[Begin Information supplied]

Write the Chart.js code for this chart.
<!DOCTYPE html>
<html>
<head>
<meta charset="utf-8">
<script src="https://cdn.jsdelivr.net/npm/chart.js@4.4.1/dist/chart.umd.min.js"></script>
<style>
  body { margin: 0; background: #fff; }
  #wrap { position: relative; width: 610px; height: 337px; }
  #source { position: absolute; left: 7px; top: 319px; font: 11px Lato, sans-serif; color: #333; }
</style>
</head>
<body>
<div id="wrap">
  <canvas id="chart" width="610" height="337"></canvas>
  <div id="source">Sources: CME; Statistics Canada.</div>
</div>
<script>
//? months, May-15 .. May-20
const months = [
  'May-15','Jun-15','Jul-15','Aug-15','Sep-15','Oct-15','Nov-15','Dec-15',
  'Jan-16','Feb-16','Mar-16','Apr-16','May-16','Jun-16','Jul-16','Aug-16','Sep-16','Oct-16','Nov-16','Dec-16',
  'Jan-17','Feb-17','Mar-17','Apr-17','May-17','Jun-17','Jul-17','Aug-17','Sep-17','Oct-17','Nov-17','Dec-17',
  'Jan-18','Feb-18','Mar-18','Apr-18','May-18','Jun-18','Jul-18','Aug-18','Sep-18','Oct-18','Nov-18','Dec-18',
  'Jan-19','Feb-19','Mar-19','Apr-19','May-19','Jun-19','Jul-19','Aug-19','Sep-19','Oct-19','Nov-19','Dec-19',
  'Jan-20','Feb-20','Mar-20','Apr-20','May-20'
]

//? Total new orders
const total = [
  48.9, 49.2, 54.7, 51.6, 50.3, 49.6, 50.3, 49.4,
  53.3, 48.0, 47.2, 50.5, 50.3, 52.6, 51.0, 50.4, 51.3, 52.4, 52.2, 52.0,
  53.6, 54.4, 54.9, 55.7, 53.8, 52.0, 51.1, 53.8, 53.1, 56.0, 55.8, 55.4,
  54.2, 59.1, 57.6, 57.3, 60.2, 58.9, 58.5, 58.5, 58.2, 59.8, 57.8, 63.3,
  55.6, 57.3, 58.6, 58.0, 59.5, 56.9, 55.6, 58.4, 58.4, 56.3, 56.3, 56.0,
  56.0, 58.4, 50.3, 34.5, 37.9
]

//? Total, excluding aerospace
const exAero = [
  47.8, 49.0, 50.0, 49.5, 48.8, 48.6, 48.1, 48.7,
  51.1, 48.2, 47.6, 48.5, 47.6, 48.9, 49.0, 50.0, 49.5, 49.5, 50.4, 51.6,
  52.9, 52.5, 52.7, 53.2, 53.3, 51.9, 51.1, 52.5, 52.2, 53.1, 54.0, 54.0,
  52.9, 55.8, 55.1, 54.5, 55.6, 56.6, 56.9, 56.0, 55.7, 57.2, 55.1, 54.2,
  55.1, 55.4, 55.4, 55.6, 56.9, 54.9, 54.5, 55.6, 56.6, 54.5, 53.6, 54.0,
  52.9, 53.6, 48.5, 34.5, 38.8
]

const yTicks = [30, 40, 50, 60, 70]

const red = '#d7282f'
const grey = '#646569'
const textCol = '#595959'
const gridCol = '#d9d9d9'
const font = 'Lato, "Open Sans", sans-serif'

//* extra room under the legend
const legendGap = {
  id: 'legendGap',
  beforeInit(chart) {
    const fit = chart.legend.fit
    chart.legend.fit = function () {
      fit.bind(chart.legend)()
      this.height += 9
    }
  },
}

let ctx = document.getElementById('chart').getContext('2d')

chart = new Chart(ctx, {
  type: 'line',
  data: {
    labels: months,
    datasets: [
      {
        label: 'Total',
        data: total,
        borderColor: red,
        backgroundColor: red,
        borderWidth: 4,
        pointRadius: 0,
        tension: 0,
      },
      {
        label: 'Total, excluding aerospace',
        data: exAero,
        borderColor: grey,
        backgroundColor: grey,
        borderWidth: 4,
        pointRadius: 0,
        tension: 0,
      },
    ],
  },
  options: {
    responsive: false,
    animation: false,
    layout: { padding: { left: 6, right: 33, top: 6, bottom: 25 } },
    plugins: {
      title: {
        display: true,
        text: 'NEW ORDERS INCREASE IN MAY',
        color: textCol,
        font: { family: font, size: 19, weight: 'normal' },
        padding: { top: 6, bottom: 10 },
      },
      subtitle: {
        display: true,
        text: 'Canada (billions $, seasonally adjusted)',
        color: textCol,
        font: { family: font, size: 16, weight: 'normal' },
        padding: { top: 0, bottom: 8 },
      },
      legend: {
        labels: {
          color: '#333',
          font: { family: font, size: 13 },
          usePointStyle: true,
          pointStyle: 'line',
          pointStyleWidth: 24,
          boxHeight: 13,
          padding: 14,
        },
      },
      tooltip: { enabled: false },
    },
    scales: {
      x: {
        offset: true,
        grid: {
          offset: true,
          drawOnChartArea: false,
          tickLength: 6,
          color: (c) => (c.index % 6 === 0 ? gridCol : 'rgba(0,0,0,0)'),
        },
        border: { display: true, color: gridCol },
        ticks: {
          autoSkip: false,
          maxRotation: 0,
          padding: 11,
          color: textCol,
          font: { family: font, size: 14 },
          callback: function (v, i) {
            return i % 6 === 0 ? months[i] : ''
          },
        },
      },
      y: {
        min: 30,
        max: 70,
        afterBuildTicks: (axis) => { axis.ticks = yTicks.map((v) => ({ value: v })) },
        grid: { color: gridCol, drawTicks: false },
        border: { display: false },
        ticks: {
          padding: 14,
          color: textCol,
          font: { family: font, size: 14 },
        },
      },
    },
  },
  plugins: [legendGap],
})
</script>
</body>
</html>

[End Information supplied]

• Exercise requirements
Output all of the material exactly as written.

• Output of the task
Write the Chart.js code for this chart.
<!DOCTYPE html>
<html>
<head>
<meta charset="utf-8">
<script src="https://cdn.jsdelivr.net/npm/chart.js@4.4.1/dist/chart.umd.min.js"></script>
<style>
  body { margin: 0; background: #fff; }
  #wrap { position: relative; width: 610px; height: 337px; }
  #source { position: absolute; left: 7px; top: 319px; font: 11px Lato, sans-serif; color: #333; }
</style>
</head>
<body>
<div id="wrap">
  <canvas id="chart" width="610" height="337"></canvas>
  <div id="source">Sources: CME; Statistics Canada.</div>
</div>
<script>
//? months, May-15 .. May-20
const months = [
  'May-15','Jun-15','Jul-15','Aug-15','Sep-15','Oct-15','Nov-15','Dec-15',
  'Jan-16','Feb-16','Mar-16','Apr-16','May-16','Jun-16','Jul-16','Aug-16','Sep-16','Oct-16','Nov-16','Dec-16',
  'Jan-17','Feb-17','Mar-17','Apr-17','May-17','Jun-17','Jul-17','Aug-17','Sep-17','Oct-17','Nov-17','Dec-17',
  'Jan-18','Feb-18','Mar-18','Apr-18','May-18','Jun-18','Jul-18','Aug-18','Sep-18','Oct-18','Nov-18','Dec-18',
  'Jan-19','Feb-19','Mar-19','Apr-19','May-19','Jun-19','Jul-19','Aug-19','Sep-19','Oct-19','Nov-19','Dec-19',
  'Jan-20','Feb-20','Mar-20','Apr-20','May-20'
]

//? Total new orders
const total = [
  48.9, 49.2, 54.7, 51.6, 50.3, 49.6, 50.3, 49.4,
  53.3, 48.0, 47.2, 50.5, 50.3, 52.6, 51.0, 50.4, 51.3, 52.4, 52.2, 52.0,
  53.6, 54.4, 54.9, 55.7, 53.8, 52.0, 51.1, 53.8, 53.1, 56.0, 55.8, 55.4,
  54.2, 59.1, 57.6, 57.3, 60.2, 58.9, 58.5, 58.5, 58.2, 59.8, 57.8, 63.3,
  55.6, 57.3, 58.6, 58.0, 59.5, 56.9, 55.6, 58.4, 58.4, 56.3, 56.3, 56.0,
  56.0, 58.4, 50.3, 34.5, 37.9
]

//? Total, excluding aerospace
const exAero = [
  47.8, 49.0, 50.0, 49.5, 48.8, 48.6, 48.1, 48.7,
  51.1, 48.2, 47.6, 48.5, 47.6, 48.9, 49.0, 50.0, 49.5, 49.5, 50.4, 51.6,
  52.9, 52.5, 52.7, 53.2, 53.3, 51.9, 51.1, 52.5, 52.2, 53.1, 54.0, 54.0,
  52.9, 55.8, 55.1, 54.5, 55.6, 56.6, 56.9, 56.0, 55.7, 57.2, 55.1, 54.2,
  55.1, 55.4, 55.4, 55.6, 56.9, 54.9, 54.5, 55.6, 56.6, 54.5, 53.6, 54.0,
  52.9, 53.6, 48.5, 34.5, 38.8
]

const yTicks = [30, 40, 50, 60, 70]

const red = '#d7282f'
const grey = '#646569'
const textCol = '#595959'
const gridCol = '#d9d9d9'
const font = 'Lato, "Open Sans", sans-serif'

//* extra room under the legend
const legendGap = {
  id: 'legendGap',
  beforeInit(chart) {
    const fit = chart.legend.fit
    chart.legend.fit = function () {
      fit.bind(chart.legend)()
      this.height += 9
    }
  },
}

let ctx = document.getElementById('chart').getContext('2d')

chart = new Chart(ctx, {
  type: 'line',
  data: {
    labels: months,
    datasets: [
      {
        label: 'Total',
        data: total,
        borderColor: red,
        backgroundColor: red,
        borderWidth: 4,
        pointRadius: 0,
        tension: 0,
      },
      {
        label: 'Total, excluding aerospace',
        data: exAero,
        borderColor: grey,
        backgroundColor: grey,
        borderWidth: 4,
        pointRadius: 0,
        tension: 0,
      },
    ],
  },
  options: {
    responsive: false,
    animation: false,
    layout: { padding: { left: 6, right: 33, top: 6, bottom: 25 } },
    plugins: {
      title: {
        display: true,
        text: 'NEW ORDERS INCREASE IN MAY',
        color: textCol,
        font: { family: font, size: 19, weight: 'normal' },
        padding: { top: 6, bottom: 10 },
      },
      subtitle: {
        display: true,
        text: 'Canada (billions $, seasonally adjusted)',
        color: textCol,
        font: { family: font, size: 16, weight: 'normal' },
        padding: { top: 0, bottom: 8 },
      },
      legend: {
        labels: {
          color: '#333',
          font: { family: font, size: 13 },
          usePointStyle: true,
          pointStyle: 'line',
          pointStyleWidth: 24,
          boxHeight: 13,
          padding: 14,
        },
      },
      tooltip: { enabled: false },
    },
    scales: {
      x: {
        offset: true,
        grid: {
          offset: true,
          drawOnChartArea: false,
          tickLength: 6,
          color: (c) => (c.index % 6 === 0 ? gridCol : 'rgba(0,0,0,0)'),
        },
        border: { display: true, color: gridCol },
        ticks: {
          autoSkip: false,
          maxRotation: 0,
          padding: 11,
          color: textCol,
          font: { family: font, size: 14 },
          callback: function (v, i) {
            return i % 6 === 0 ? months[i] : ''
          },
        },
      },
      y: {
        min: 30,
        max: 70,
        afterBuildTicks: (axis) => { axis.ticks = yTicks.map((v) => ({ value: v })) },
        grid: { color: gridCol, drawTicks: false },
        border: { display: false },
        ticks: {
          padding: 14,
          color: textCol,
          font: { family: font, size: 14 },
        },
      },
    },
  },
  plugins: [legendGap],
})
</script>
</body>
</html>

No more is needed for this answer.